New Fairfield/Pine Hill Road
Location: 230 Pine Hill Road or Squantz Pond
Donor: Betty Stote, 3/2002
Size: 9.7 acres
Dominant Habitat: Forestland
The Pootatuck State Forest borders this beautiful forestland on 3 sides. The property to its north is a huge tract owned by Timber Trails Association and stretches up into Sherman. In fact, the only way to access the property is along the State Forest road that cuts the land in half as it temporarily leaves the state forest and enters once again on the far side of the 9.7 acres. There is also a state forest hiking trail cutting through the property that connects with the rest of the trail system that includes Look Out Point. This land gives us a good opportunity to work with the State, although they have shown some interest in purchasing it from us.
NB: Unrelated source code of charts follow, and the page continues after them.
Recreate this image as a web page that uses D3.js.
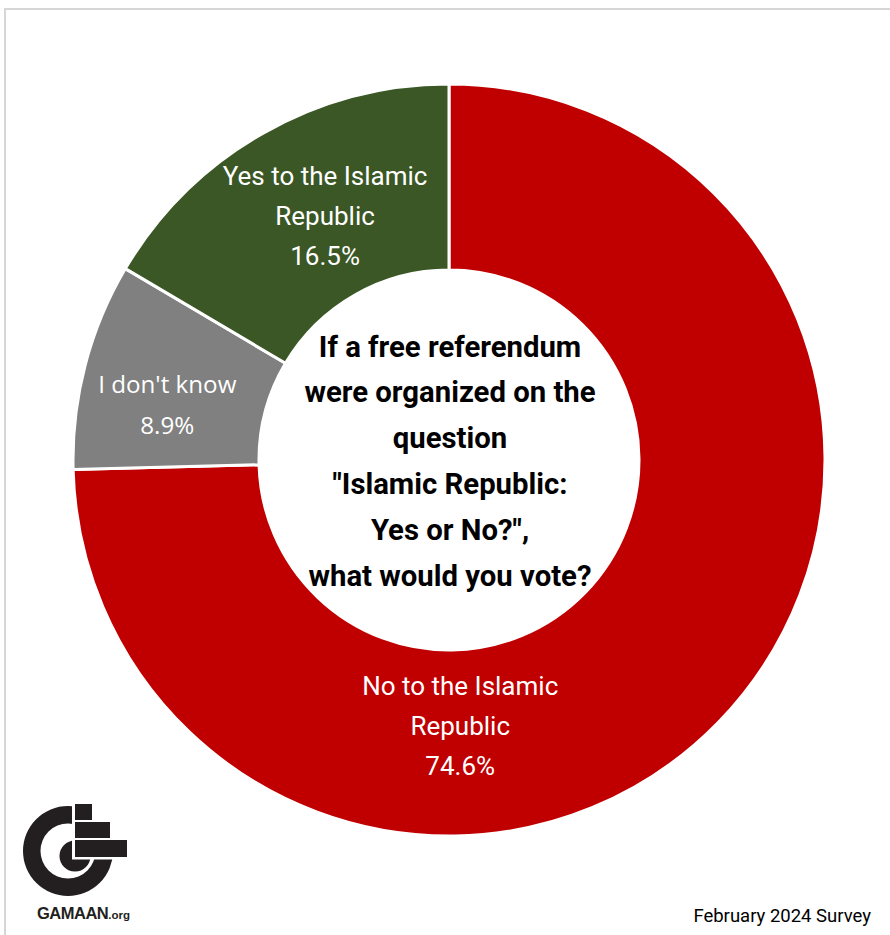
<!DOCTYPE html>
<html>
<head>
<meta charset="utf-8">
<script src="https://cdn.jsdelivr.net/npm/d3@7/dist/d3.min.js"></script>
<style>
  html, body { margin: 0; padding: 0; background: #ffffff; }
  svg { display: block; }
</style>
</head>
<body>
<svg id="chart" width="890" height="935"></svg>
<script>
// ---- data ----
const categories = ["No to the Islamic Republic", "I don't know", "Yes to the Islamic Republic"];
const values = [74.6, 8.9, 16.5];
const labelLines = [
  ["No to the Islamic", "Republic", "74.6%"],
  ["I don't know", "8.9%"],
  ["Yes to the Islamic", "Republic", "16.5%"]
];
const colors = ["#C00000", "#808080", "#3A5725"];
const centerTitle = ["If a free referendum", "were organized on the", "question", "\"Islamic Republic:", "Yes or No?\",", "what would you vote?"];
const footnote = "February 2024 Survey";

// ---- layout ----
const W = 890, H = 935;
const cx = 449, cy = 460;
const outerR = 376, innerR = 190;

const svg = d3.select("#chart");

// frame border (only top & left visible)
svg.append("rect")
  .attr("x", 5).attr("y", 9)
  .attr("width", W + 20).attr("height", H + 20)
  .attr("fill", "none")
  .attr("stroke", "#d6d6d6")
  .attr("stroke-width", 2);

const pie = d3.pie().sort(null).value(d => d)(values);
const arc = d3.arc().innerRadius(innerR).outerRadius(outerR);

const g = svg.append("g").attr("transform", `translate(${cx},${cy})`);

g.selectAll("path.slice")
  .data(pie)
  .join("path")
  .attr("class", "slice")
  .attr("d", arc)
  .attr("fill", (d, i) => colors[i])
  .attr("stroke", "#ffffff")
  .attr("stroke-width", 3)
  .attr("stroke-linejoin", "miter");

// label placement: polar (angle in degrees clockwise from top, radius)
const labelPlace = [
  { angle: 177.6, r: 267, font: "Roboto, 'Noto Sans', sans-serif", size: 26, lh: 40 },
  { angle: 281.0, r: 287, font: "'Open Sans', 'Noto Sans', sans-serif", size: 24.2, lh: 41 },
  { angle: 333.0, r: 273, font: "Roboto, 'Noto Sans', sans-serif", size: 26, lh: 40 }
];

pie.forEach((d, i) => {
  const p = labelPlace[i];
  const a = p.angle * Math.PI / 180;
  const lx = p.r * Math.sin(a);
  const ly = -p.r * Math.cos(a);
  const lines = labelLines[i];
  const t = g.append("text")
    .attr("text-anchor", "middle")
    .attr("fill", "#ffffff")
    .style("font-family", p.font)
    .style("font-size", p.size + "px");
  lines.forEach((ln, k) => {
    t.append("tspan")
      .attr("x", lx)
      .attr("y", ly + (k - (lines.length - 1) / 2) * p.lh + 8.5)
      .text(ln);
  });
});

// center title
const ct = g.append("text")
  .attr("text-anchor", "middle")
  .attr("fill", "#000000")
  .style("font-family", "Roboto, 'Noto Sans', sans-serif")
  .style("font-weight", "700")
  .style("font-size", "29.3px");
centerTitle.forEach((ln, k) => {
  ct.append("tspan")
    .attr("x", 1)
    .attr("y", (k - (centerTitle.length - 1) / 2) * 45.8 + 11)
    .text(ln);
});

// footnote
svg.append("text")
  .attr("x", 871).attr("y", 922)
  .attr("text-anchor", "end")
  .attr("fill", "#000000")
  .style("font-family", "Roboto, 'Noto Sans', sans-serif")
  .style("font-size", "18.5px")
  .text(footnote);

// GAMAAN logo
const logo = svg.append("g");
const ringArc = d3.arc().innerRadius(27.5).outerRadius(45).startAngle(0).endAngle(2 * Math.PI);
logo.append("path").attr("transform", "translate(68,851)").attr("d", ringArc()).attr("fill", "#231f20");
logo.append("circle").attr("cx", 75).attr("cy", 856).attr("r", 15.5).attr("fill", "#231f20");
logo.append("rect").attr("x", 72).attr("y", 798).attr("width", 60).attr("height", 61.5).attr("fill", "#ffffff");
[[75, 804, 17, 16], [75, 822, 35, 16], [75, 840, 52, 17]].forEach(r => {
  logo.append("rect").attr("x", r[0]).attr("y", r[1]).attr("width", r[2]).attr("height", r[3]).attr("fill", "#231f20");
});
const lt = logo.append("text")
  .attr("x", 37).attr("y", 919)
  .attr("fill", "#231f20")
  .style("font-family", "'Liberation Sans', Arial, sans-serif")
  .style("font-weight", "700");
lt.append("tspan").style("font-size", "16.5px").style("letter-spacing", "-0.5px").text("GAMAAN");
lt.append("tspan").style("font-size", "11.5px").text(".org");
</script>
</body>
</html>
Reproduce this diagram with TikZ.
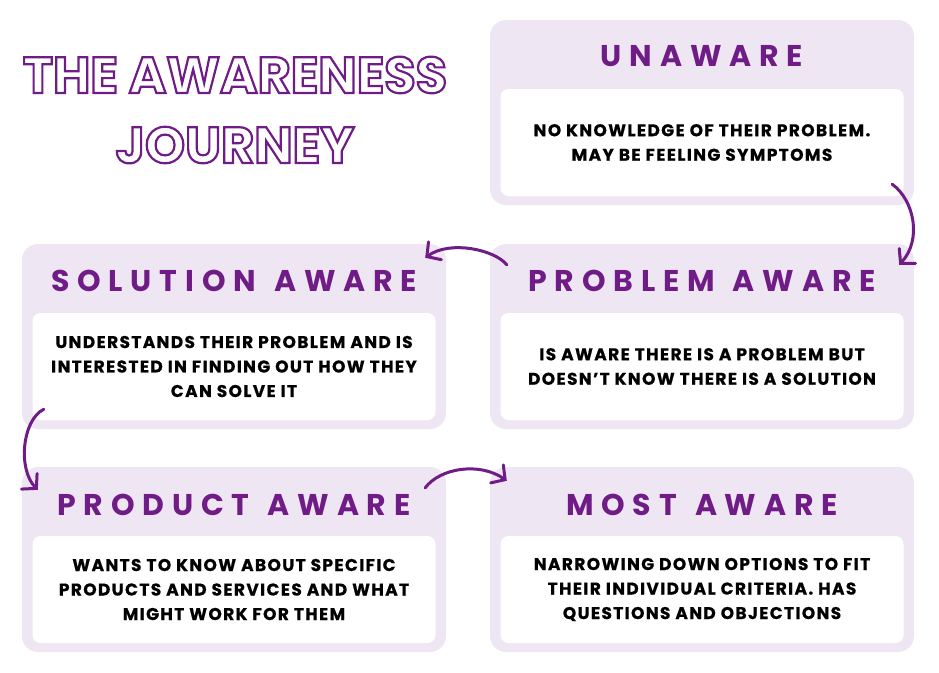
\documentclass[tikz,border=0pt]{standalone}
\usepackage{fontspec}
\setmainfont{Poppins}
\newfontfamily\headfont[LetterSpace=26]{Poppins}
\newfontfamily\bodyfont[LetterSpace=8,FakeBold=0.6]{Poppins}
\usetikzlibrary{arrows.meta}
\definecolor{jpurple}{HTML}{701C87}
\definecolor{cardbg}{HTML}{EFE6F3}
\newcommand{\outlined}[1]{\special{pdf:literal direct 1 Tr 2.2 w}#1\special{pdf:literal direct 0 Tr}}
\begin{document}
\begin{tikzpicture}[x=1pt,y=-1pt,
  card/.style={fill=cardbg,rounded corners=16pt,minimum width=424pt,minimum height=185pt,inner sep=0pt},
  inbox/.style={fill=white,rounded corners=8pt,minimum width=403pt,minimum height=107pt,inner sep=0pt,align=center,
    font=\bodyfont\bfseries\fontsize{17}{24.5}\selectfont},
  head/.style={text=jpurple,inner sep=0pt,font=\headfont\bfseries\fontsize{30}{30}\selectfont},
  bigtitle/.style={inner sep=0pt,text=jpurple,font=\bfseries\fontsize{51}{51}\selectfont},
  arr/.style={jpurple,line width=3pt,line cap=round,-{Straight Barb[length=10pt,width=22pt,line cap=round]}}]
\useasboundingbox (0,0) rectangle (939,672);
% title
\node[bigtitle] (title1) at (235,75) {\outlined{THE AWARENESS}};
\node[bigtitle] (title2) at (235,145) {\outlined{JOURNEY}};
% cards
\node[card] (unaware) at (702,112.5) {};
\node[card] (problem) at (702,336.5) {};
\node[card] (solution) at (234,336.5) {};
\node[card] (product) at (234,559.5) {};
\node[card] (most) at (702,559.5) {};
% headings
\node[head] (unawareH) at ([yshift=-36]unaware.north) {UNAWARE};
\node[head] (problemH) at ([yshift=-37]problem.north) {PROBLEM\hspace{4pt} AWARE};
\node[head] (solutionH) at ([yshift=-37]solution.north) {SOLUTION\hspace{4pt} AWARE};
\node[head] (productH) at ([yshift=-38]product.north) {PRODUCT\hspace{4pt} AWARE};
\node[head] (mostH) at ([yshift=-38]most.north) {MOST\hspace{4pt} AWARE};
% white boxes
\node[inbox] (unawareB) at ([yshift=-30]unaware.center) {NO KNOWLEDGE OF THEIR PROBLEM.\\MAY BE FEELING SYMPTOMS};
\node[inbox] (problemB) at ([yshift=-30]problem.center) {IS AWARE THERE IS A PROBLEM BUT\\DOESN’T KNOW THERE IS A SOLUTION};
\node[inbox] (solutionB) at ([yshift=-30]solution.center) {UNDERSTANDS THEIR PROBLEM AND IS\\INTERESTED IN FINDING OUT HOW THEY\\CAN SOLVE IT};
\node[inbox] (productB) at ([yshift=-30]product.center) {WANTS TO KNOW ABOUT SPECIFIC\\PRODUCTS AND SERVICES AND WHAT\\MIGHT WORK FOR THEM};
\node[inbox] (mostB) at ([yshift=-30]most.center) {NARROWING DOWN OPTIONS TO FIT\\THEIR INDIVIDUAL CRITERIA. HAS\\QUESTIONS AND OBJECTIONS};
% arrows
\draw[arr] ([shift={(-22,-21)}]unaware.south east) .. controls +(22,16) and +(23,-25) .. ([shift={(-15,21)}]problem.north east);
\draw[arr] ([shift={(17,21)}]problem.north west) .. controls +(-12,-15) and +(25,-18) .. ([shift={(-21,14)}]solution.north east);
\draw[arr] ([shift={(22,-20)}]solution.south west) .. controls +(-22,11) and +(-20,-20) .. ([shift={(16,23)}]product.north west);
\draw[arr] ([shift={(-21,21)}]product.north east) .. controls +(15,-20) and +(-27,-19) .. ([shift={(17,14)}]most.north west);
\end{tikzpicture}
\end{document}
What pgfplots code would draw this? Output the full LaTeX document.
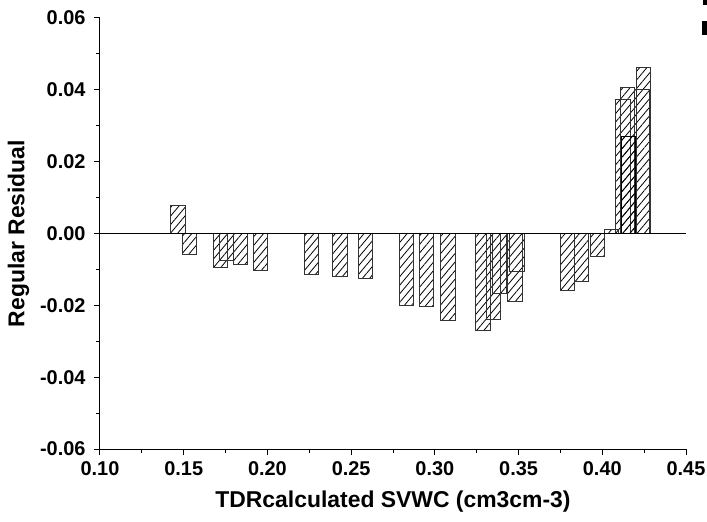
\documentclass[border=0pt]{standalone}
\usepackage{pgfplots}
\pgfplotsset{compat=1.18}
\usepackage{fontspec}
\setmainfont{Liberation Sans}
\usetikzlibrary{patterns.meta}
\begin{document}
\begin{tikzpicture}
\path[use as bounding box] (-100bp,-73bp) rectangle (607bp,449bp);
\begin{axis}[
  at={(0,0)}, anchor=south west,
  width=586bp, height=431bp, scale only axis,
  xmin=0.10, xmax=0.45, ymin=-0.06, ymax=0.06,
  scaled ticks=false,
  axis lines*=left,
  axis line style={line width=1bp},
  tick align=outside,
  major tick length=6bp, minor tick length=3.5bp,
  every tick/.style={black, line width=1bp},
  xtick={0.10,0.15,0.20,0.25,0.30,0.35,0.40,0.45},
  xticklabels={0.10,0.15,0.20,0.25,0.30,0.35,0.40,0.45},
  ytick={-0.06,-0.04,-0.02,0,0.02,0.04,0.06},
  yticklabels={-0.06,-0.04,-0.02,0.00,0.02,0.04,0.06},
  minor x tick num=1, minor y tick num=1,
  tick label style={font=\bfseries\fontsize{20}{22}\selectfont},
  xticklabel style={yshift=-3bp},
  yticklabel style={xshift=-5bp},
  xlabel={TDRcalculated SVWC (cm3cm-3)},
  ylabel={Regular Residual},
  label style={font=\bfseries\fontsize{23}{26}\selectfont},
  xlabel style={yshift=-8bp},
  ylabel style={yshift=4bp},
  clip=false,
]
\addplot[ybar, bar width=0.0087, bar shift=0pt, draw=black!80, line width=1bp,
  pattern={Lines[angle=50, distance=5.5bp, line width=0.8bp]}, pattern color=black]
coordinates {
(0.1466,0.0079) (0.1535,-0.0059) (0.1720,-0.0094) (0.1756,-0.0074)
(0.1838,-0.0087) (0.1959,-0.0103) (0.2262,-0.0113) (0.2434,-0.0120)
(0.2585,-0.0125) (0.2831,-0.0201) (0.2949,-0.0203) (0.3077,-0.0241)
(0.3286,-0.0271) (0.3349,-0.0239) (0.3387,-0.0166) (0.3480,-0.0188)
(0.3489,-0.0107) (0.3793,-0.0160) (0.3877,-0.0134) (0.3971,-0.0064)
(0.4056,0.0011) (0.4124,0.0372) (0.4150,0.0407) (0.4238,0.0401)
(0.4247,0.0462)
};
\addplot[ybar, bar width=0.0087, bar shift=0pt, draw=black, line width=1bp,
  pattern={Lines[angle=50, distance=5.5bp, line width=0.8bp]}, pattern color=black]
coordinates {(0.4156,0.0271)};
\addplot[black, line width=1.5bp] coordinates {(0.10,0) (0.45,0)};
\end{axis}
\fill (603bp,444bp) rectangle (607bp,449bp);
\fill (602bp,414bp) rectangle (607bp,428bp);
\end{tikzpicture}
\end{document}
Recreational Access: Hiking Trails
Directions & Parking:
Squantz Pond: Take Route 39 north towards the causeway separating Squantz Pond from Candlewood Lake to Short Woods Road. From its intersection with Route 39, follow Short Woods Road westerly 0.1 miles to the entrance of Squantz Pond State Park (in season fee required).
From Pine Hill: Take Route 37 north to Pine Hill Road. Take a right on Pine Hill and follow towards the end. The road splits near the end with one leg continuing straight downhill to a cul de sac and the other turning right. Take the right and continue on to parking area with a pole gate at the beginning of the Forest Road.
Unique site attributes: The Pootatuck State Forest and Squantz Pond State Park contain approximately 1,155 acres and offer the best hiking in New Fairfield. There are some wonderful walks through magical mountain settings with breathtaking vistas, steep, wooded slopes, rapidly flowing streams and many interesting rock formations (including Council Rock) all straddling the cool blue waters of Squantz Pond. There are many miles of trails to explore. Although you will sometimes feel like you are in deep wilderness, you needn’t worry about getting lost (for more than an hour or 2). The pond is always visible on the lower trails and you have only to walk toward the water to pick up the main trail that parallels the shoreline. Most of the land is owned by the state but there are 10 acres of Land Trust property along the forest road just before the yellow trail coming from Pine Hill that was donated by Elizabeth Stote. Besides the main forest trail system accessible from Squantz Pond State Park and the end of Pine Hill Road, there are two other smaller trail systems worth exploring, accessed from Short Woods Road and Beaver Bog Road (see map inset). Get out and enjoy.